"Ah, here we are", he said smiling, as we stopped outside a house, "this is what I wanted to show you."
"Who lives here?", I asked Him, thinking that as crazy as this experience had been so far, essentially I'd not be surprised if he said Ezekiel.
"You", he answered. "This is yours. You live here. You will live here. This is your home that I have prepared for you."
I'll admit that I was floored for a moment. I was ready for Ezekiel, I was not ready for me. I always thought I was going to get a one bedroom flat in the bad area (or as bad as heaven gets) on some non-descript dirt road. You know, the housing people decide it along with a list of your sins when you die. Wait, was I ..was it possible...was I dead? Oh sheesh.
He shifted beside me, turning to look into my face, you see I'd forgotten for a second he knows everything about me..my every thought, even dirt road housing association thoughts.
"Oh, you have so much to learn dear one, so much. It doesn't work like that. I don't work like that."
I blushed. In heaven. And wondered at that, you can blush in heaven. Sheesh.
I bounced bare footed on the pavement and turned to the One I love, "Can we go in, can we, can we, can we?"
Of course we could. That is why He brought me here, he had something to show me. I danced up the pavement to the big black door, marvelling at how the brass handle shone, and as I gripped it, and turned it to go in, I realised there was a big gold plaque on the door.
I read it.
WHAT? What is THIS? What is this DOING here? What does this MEAN?
A hand fell on my shoulder and He turned me and tilted my face up to His, until I looked into His limitless eyes of truth and endless burning love, "It is you. It is your name. It is how I think of you. You. You are beloved. You are My beloved. You. Just as you are. My beloved."

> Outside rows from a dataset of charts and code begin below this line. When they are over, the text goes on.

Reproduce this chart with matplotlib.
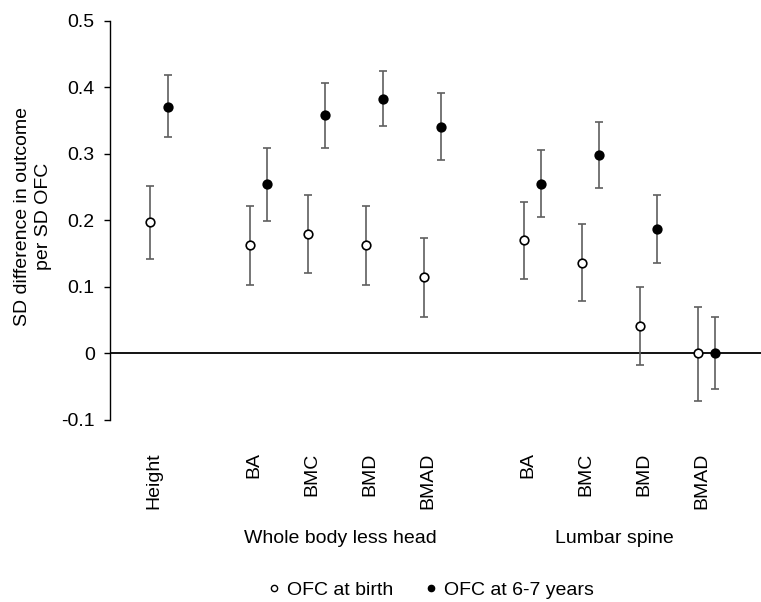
import matplotlib
matplotlib.use("Agg")
import matplotlib.pyplot as plt
import matplotlib.transforms as mtransforms
from matplotlib.lines import Line2D
import numpy as np

plt.rcParams['font.family'] = ['Liberation Sans', 'DejaVu Sans']
plt.rcParams['font.size'] = 14

# categories
groups = ["", "Whole body less head", "Lumbar spine"]
group_items = [["Height"], ["BA", "BMC", "BMD", "BMAD"], ["BA", "BMC", "BMD", "BMAD"]]

# OFC at birth: estimate, lower CI, upper CI
birth = [0.197, 0.163, 0.180, 0.163, 0.114, 0.171, 0.136, 0.041, 0.000]
birth_lo = [0.142, 0.103, 0.121, 0.103, 0.055, 0.112, 0.079, -0.018, -0.072]
birth_hi = [0.252, 0.221, 0.238, 0.221, 0.173, 0.228, 0.194, 0.100, 0.070]

# OFC at 6-7 years
later = [0.371, 0.254, 0.358, 0.382, 0.340, 0.255, 0.298, 0.187, 0.000]
later_lo = [0.325, 0.199, 0.309, 0.341, 0.291, 0.205, 0.248, 0.135, -0.054]
later_hi = [0.418, 0.308, 0.407, 0.424, 0.391, 0.306, 0.347, 0.238, 0.055]

gap = 1.72
pos = []
centers = []
start = 0.0
for items in group_items:
    p = [start + i for i in range(len(items))]
    pos += p
    centers.append(np.mean(p))
    start = p[-1] + gap
pos = np.array(pos)
labels = [l for items in group_items for l in items]

fig = plt.figure(figsize=(7.61, 6.02), dpi=100)
ax = fig.add_axes([0.1445, 0.3027, 0.8555, 0.6629])

off = 0.15
ecol = '#5f5f5f'
b = np.array(birth)
l = np.array(later)
ax.errorbar(pos - off, b, yerr=[b - np.array(birth_lo), np.array(birth_hi) - b],
            fmt='o', ms=6.2, mfc='white', mec='black', mew=1.2,
            ecolor=ecol, elinewidth=1.2, capsize=3.2, capthick=1.2, zorder=3)
ax.errorbar(pos + off, l, yerr=[l - np.array(later_lo), np.array(later_hi) - l],
            fmt='o', ms=6.2, mfc='black', mec='black', mew=1.2,
            ecolor=ecol, elinewidth=1.2, capsize=3.2, capthick=1.2, zorder=3)

ax.axhline(0, color='black', lw=1.3, zorder=2)
ax.set_ylim(-0.1, 0.5)
ax.set_xlim(-0.845, 10.38)
ax.set_yticks(np.arange(-0.1, 0.51, 0.1))
ax.set_yticklabels(['-0.1', '0', '0.1', '0.2', '0.3', '0.4', '0.5'])
ax.tick_params(axis='y', direction='out', length=4, width=1, labelsize=14, pad=7)

ax.set_xticks(pos)
ax.set_xticklabels(labels, rotation=90, va='top', ha='center')
ax.tick_params(axis='x', length=0, pad=23.5, labelsize=14)
shift = mtransforms.ScaledTranslation(-5 / 100, 0, fig.dpi_scale_trans)
for t in ax.get_xticklabels():
    t.set_transform(t.get_transform() + shift)

for s in ['top', 'right', 'bottom']:
    ax.spines[s].set_visible(False)
ax.spines['left'].set_linewidth(1)

ax.set_ylabel("SD difference in outcome\nper SD OFC", fontsize=14, va='center',
              linespacing=1.3)
ax.yaxis.set_label_coords(-0.118, 0.51)

trans = mtransforms.blended_transform_factory(ax.transData, fig.transFigure) + shift
for name, c in zip(groups, centers):
    if name:
        ax.text(c, 0.106, name, transform=trans, ha='center', va='center', fontsize=14)

handles = [
    Line2D([], [], ls='none', marker='o', ms=4.5, mfc='white', mec='black', mew=1),
    Line2D([], [], ls='none', marker='o', ms=4.5, mfc='black', mec='black', mew=1),
]
fig.legend(handles, ["OFC at birth", "OFC at 6-7 years"], loc='center',
           bbox_to_anchor=(0.564, 0.02), ncol=2, frameon=False, fontsize=14,
           handletextpad=0.15, columnspacing=1.45, handlelength=1.0)

fig.savefig("out.png", dpi=100)
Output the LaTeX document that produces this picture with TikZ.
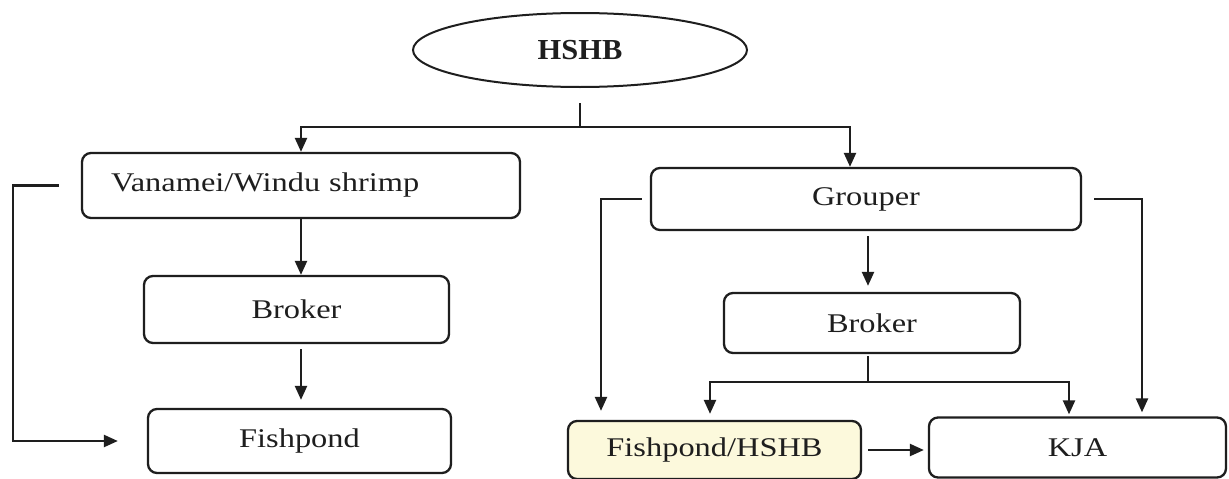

In that moment, all the theology I thought I understood up until that point was rocked. Destroyed. Ripped apart.
He didn't see me, and all my faults and sins when He saw me, He saw me...His Beloved.
I had a name in His heart and it was Beloved. Dearly Loved.
I have an admission to make...I wrote for more than five minutes on this one. I could not help myself. What I wrote here is part of an experience that I had over five years ago, an experience that rocked my world, where Jesus rocked my theology and beliefs about who He is and who I am.
As much as I have messed up since, this has remained true. I am His beloved. That has never changed. He has never stopped calling me HIS beloved. His Beloved Always.
Heart. Stopping. Goodness. That. Shatters. You.
And so, after the five minute mark I kept writing. I couldn't stop.
So...I am joining the Five Minute Fridays and Faith Filled Fridays parties with this blog entry...but I'll admit it, straight up, it took more than five minutes.
Have a fantastic weekend amazing people!